「中国、輸入博」と米中間選挙。“予測不能”な世界への適応力が問われる
10月18日付けの本稿では「輸入博」の国家としての戦略性について言及したが、5日、いよいよその幕が開いた。既に多くのメディアが報じており重なるところもあるが、当社上海現地法人と日系企業に同行した当社コンサルタントからの現地報告を紹介する。
・開幕式には習近平氏が来場、「中国は今後15年間で世界から40兆ドル(4500兆円)を輸入する」と演説
・5日、6日は政府機関、国営企業をはじめ公的セクターは振替休日、市内や展示場の治安維持に動員
・10万人の来場者枠に35万人が応募、入場者数は40万人を越える
・約180の国・地域から約3600社が参加。米国からは約180社が参加
・東欧、南米、アフリカなど途上国の参加が目立った。これらの国は参加費用を免除、輸入品の97%に免税措置を適用
・日本勢は磯崎経産副大臣、石毛JETRO理事長、片山上海総領事を招いて結団式を挙行、“日中経済協力新時代”への期待を表明
・日本企業は480社以上が参加、展示面積2万㎡が割当られた
上記は現地からの速報の一部であるが、とにかく“スケールの大きさは規格外”とのことである。バイヤーである中国企業には“大手であれば10億円、20億円”といった単位で買付けノルマが課されているとも言われ、出展した企業からは想定を大きく上回る受注額に驚きの声があがっているという。
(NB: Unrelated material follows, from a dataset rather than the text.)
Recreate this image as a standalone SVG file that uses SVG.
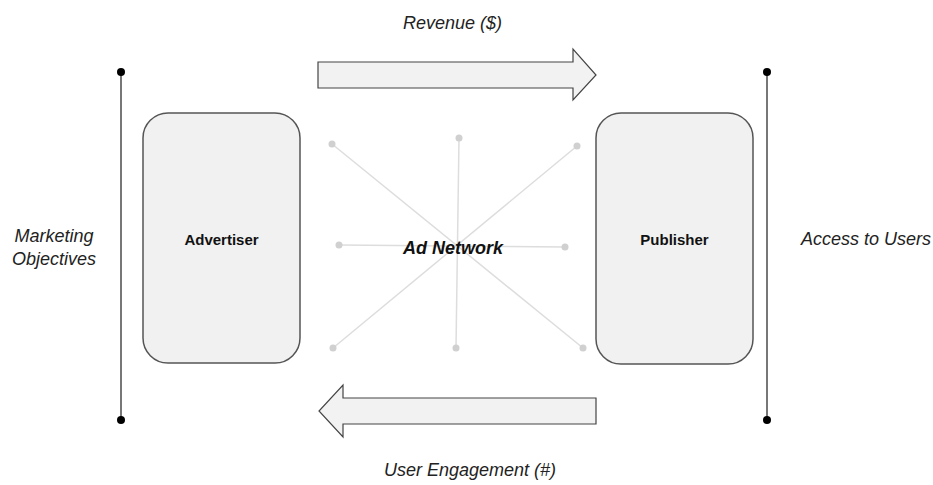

実際、中国EC大手アリババは「今後5ヵ年で2000億ドルを海外から買い付ける」とし、傘下のティーモール(天猫)やティーモールワイド(天猫国際)等のECチャネルを通じて中国の消費者に提供する、と表明した。
9月、そのアリババのジャック・マー会長は天津で開催された経済フォーラムで “米国との経済対立はトランプ以後も引き継がれる。少なくとも20年間は続くだろう”としたうえで、トランプ氏と約束した米国での100万人雇用構想を撤回するとともに、「海外事業の軸足を東南アジア、アフリカに移す」語っている。戦略のベクトルは当局の方針と完全に一致する。
6日の米中間選挙は上下院が“ねじれ”となった。今後、トランプ政権は“より強硬になる”とも“停滞する”とも言われる。いずれにせよトランプ氏の“予測不能”状態は続く。
一方、中国は “開かれた大国”づくりを加速、「一帯一路」戦略にもとづく自由貿易圏の実現を目指す。日中関係も“政熱経熱”が演出される。日系企業にとって事業機会は大きい。しかし、“経熱”が政治から完全に自立することはなく、民意に政権選択の機会はない。つまり、こちらも常に“予測不能”である。したがって、企業は米中それぞれの戦略オプションとその組み合わせによる米中関係の変化をシナリオに織り込んでおく必要がある。スピードと柔軟性、何よりもリスクを受け止め、投資を決断する独自の基準と覚悟が求められる。